Short-term investment

Short-term investments are often held for less than three years and are preferred over long-term investments due to their liquidity and lower risk level. It offers a variety of options like cash equivalents, bonds, and fixed-income securities. These investments often serve to safeguard funds and provide moderate growth for investors.

Advantages

It allows easy access to your funds when needed as they mature quickly or have shorter lock-in periods.

This method allows investors to make quick adjustments to their investment decisions in response to changing market conditions or personal financial demands.

It focuses on immediate price changes, so there is a chance for fast profit.

Disadvantages

When compared to long-term investments, short-term investments may not provide the same amount of considerable wealth accumulation.

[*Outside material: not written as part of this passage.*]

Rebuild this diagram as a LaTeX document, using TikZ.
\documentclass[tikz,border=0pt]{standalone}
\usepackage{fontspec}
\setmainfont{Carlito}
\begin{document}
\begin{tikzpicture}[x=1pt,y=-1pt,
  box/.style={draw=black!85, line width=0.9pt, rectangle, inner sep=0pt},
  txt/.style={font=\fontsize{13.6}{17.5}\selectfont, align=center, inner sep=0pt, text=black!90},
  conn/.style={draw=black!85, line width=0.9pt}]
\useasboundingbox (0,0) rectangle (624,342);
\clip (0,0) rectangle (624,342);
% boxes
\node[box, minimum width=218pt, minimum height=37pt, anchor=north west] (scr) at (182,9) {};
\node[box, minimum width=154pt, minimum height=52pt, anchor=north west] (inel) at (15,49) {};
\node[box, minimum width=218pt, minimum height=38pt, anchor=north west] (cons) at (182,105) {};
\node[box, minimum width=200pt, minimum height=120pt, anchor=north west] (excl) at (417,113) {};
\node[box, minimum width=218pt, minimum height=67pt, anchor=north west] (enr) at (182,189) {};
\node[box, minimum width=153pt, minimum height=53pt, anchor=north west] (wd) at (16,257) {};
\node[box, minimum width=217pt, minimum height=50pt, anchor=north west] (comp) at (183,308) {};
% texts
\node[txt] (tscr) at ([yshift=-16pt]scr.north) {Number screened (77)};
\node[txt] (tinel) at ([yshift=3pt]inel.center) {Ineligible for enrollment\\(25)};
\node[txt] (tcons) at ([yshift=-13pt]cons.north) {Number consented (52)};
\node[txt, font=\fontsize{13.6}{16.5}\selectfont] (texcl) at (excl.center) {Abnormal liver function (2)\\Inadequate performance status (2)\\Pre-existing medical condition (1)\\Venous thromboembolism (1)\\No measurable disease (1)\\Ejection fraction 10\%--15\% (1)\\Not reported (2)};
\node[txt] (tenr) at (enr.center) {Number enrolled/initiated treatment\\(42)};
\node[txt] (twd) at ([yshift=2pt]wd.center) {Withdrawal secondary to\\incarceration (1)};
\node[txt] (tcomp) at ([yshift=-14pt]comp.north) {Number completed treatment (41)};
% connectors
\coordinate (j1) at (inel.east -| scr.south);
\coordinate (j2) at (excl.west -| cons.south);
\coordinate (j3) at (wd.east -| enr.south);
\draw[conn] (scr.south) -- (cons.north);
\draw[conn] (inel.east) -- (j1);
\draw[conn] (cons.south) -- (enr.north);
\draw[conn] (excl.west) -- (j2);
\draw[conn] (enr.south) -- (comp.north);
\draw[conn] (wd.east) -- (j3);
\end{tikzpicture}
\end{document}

Unlike long-term investments, these investments may require regular research and monitoring.

Long-term investments

Long-term investments are held for many years. It has the potential for higher returns at the cost of higher risk and lower liquidity. Some of the popular long-term investment options include equity shares, real estate, and long-term bonds. This option is usually for those investors looking to accumulate significant wealth for future purposes, such as retirement or children’s education.

Advantages

If you are a budding investor, long-term methods can be simple, where you can choose assets that are likely to grow over time. There is less emphasis on daily market volatility and more on overall progress.

Compounding, which is the process by which your earnings generate further earnings, is another key benefit. Compounding can grow a small investment into a large one over time.

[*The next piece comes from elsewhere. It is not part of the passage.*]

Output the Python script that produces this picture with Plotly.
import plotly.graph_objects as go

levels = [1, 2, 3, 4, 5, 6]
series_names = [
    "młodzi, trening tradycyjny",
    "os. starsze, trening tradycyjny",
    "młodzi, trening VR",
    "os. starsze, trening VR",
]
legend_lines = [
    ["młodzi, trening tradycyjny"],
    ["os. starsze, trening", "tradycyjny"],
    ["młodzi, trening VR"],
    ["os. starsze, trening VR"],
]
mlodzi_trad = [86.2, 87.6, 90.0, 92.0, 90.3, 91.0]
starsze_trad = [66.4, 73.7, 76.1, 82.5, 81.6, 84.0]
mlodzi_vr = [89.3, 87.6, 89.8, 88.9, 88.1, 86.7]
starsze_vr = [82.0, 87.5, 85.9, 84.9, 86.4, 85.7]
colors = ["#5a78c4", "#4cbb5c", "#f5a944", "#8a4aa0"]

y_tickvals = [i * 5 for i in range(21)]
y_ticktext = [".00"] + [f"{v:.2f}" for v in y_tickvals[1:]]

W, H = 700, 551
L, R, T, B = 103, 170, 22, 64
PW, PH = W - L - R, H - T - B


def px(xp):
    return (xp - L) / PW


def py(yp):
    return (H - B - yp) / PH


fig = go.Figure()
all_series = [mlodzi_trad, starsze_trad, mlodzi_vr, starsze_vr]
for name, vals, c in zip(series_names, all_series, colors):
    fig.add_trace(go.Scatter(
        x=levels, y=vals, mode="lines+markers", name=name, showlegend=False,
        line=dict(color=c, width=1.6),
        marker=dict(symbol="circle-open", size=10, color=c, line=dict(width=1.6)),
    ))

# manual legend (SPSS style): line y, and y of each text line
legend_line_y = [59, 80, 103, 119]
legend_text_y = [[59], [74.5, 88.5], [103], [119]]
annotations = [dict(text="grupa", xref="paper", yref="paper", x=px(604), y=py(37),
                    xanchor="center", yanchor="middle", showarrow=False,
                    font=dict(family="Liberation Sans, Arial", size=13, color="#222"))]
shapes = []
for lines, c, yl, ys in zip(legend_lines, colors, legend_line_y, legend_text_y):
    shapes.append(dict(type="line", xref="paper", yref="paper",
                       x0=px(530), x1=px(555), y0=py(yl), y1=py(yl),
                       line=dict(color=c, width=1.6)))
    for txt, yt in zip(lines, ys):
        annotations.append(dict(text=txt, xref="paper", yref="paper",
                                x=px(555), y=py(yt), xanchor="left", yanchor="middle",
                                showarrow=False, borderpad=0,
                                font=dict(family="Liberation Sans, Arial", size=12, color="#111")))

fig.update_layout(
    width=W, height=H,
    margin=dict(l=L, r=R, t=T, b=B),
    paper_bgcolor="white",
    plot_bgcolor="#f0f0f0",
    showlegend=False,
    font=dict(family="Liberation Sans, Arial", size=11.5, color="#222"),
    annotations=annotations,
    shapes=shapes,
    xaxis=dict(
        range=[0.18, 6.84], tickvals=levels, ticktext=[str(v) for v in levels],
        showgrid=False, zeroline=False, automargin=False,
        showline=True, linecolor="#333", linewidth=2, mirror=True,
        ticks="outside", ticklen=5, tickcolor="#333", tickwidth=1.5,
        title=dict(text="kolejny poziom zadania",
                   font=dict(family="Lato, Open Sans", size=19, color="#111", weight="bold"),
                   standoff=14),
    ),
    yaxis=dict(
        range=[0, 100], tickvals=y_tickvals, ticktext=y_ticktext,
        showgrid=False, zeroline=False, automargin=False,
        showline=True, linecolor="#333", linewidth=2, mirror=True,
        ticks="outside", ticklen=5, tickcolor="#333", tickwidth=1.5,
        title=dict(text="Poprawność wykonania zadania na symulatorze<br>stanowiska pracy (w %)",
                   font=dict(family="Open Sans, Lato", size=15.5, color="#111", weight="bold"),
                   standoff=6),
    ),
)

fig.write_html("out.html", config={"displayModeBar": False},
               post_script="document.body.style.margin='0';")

It has the opportunity to recover from short-term market fluctuations.

Disadvantages

These investments require patience and are not suitable for meeting short-term needs.

These investments are subject to market volatility, and premature exits may result in significant losses.

Conclusion

Choosing the correct balance between short-term and long-term investment options depends on your financial objectives, risk tolerance, and investment horizon. Diversifying your investing portfolio with both short-term and long-term assets will help you manage risk and achieve financial stability. Regularly reviewing your financial goals and modifying your investment mix will help you stay on track to meet your financial objectives.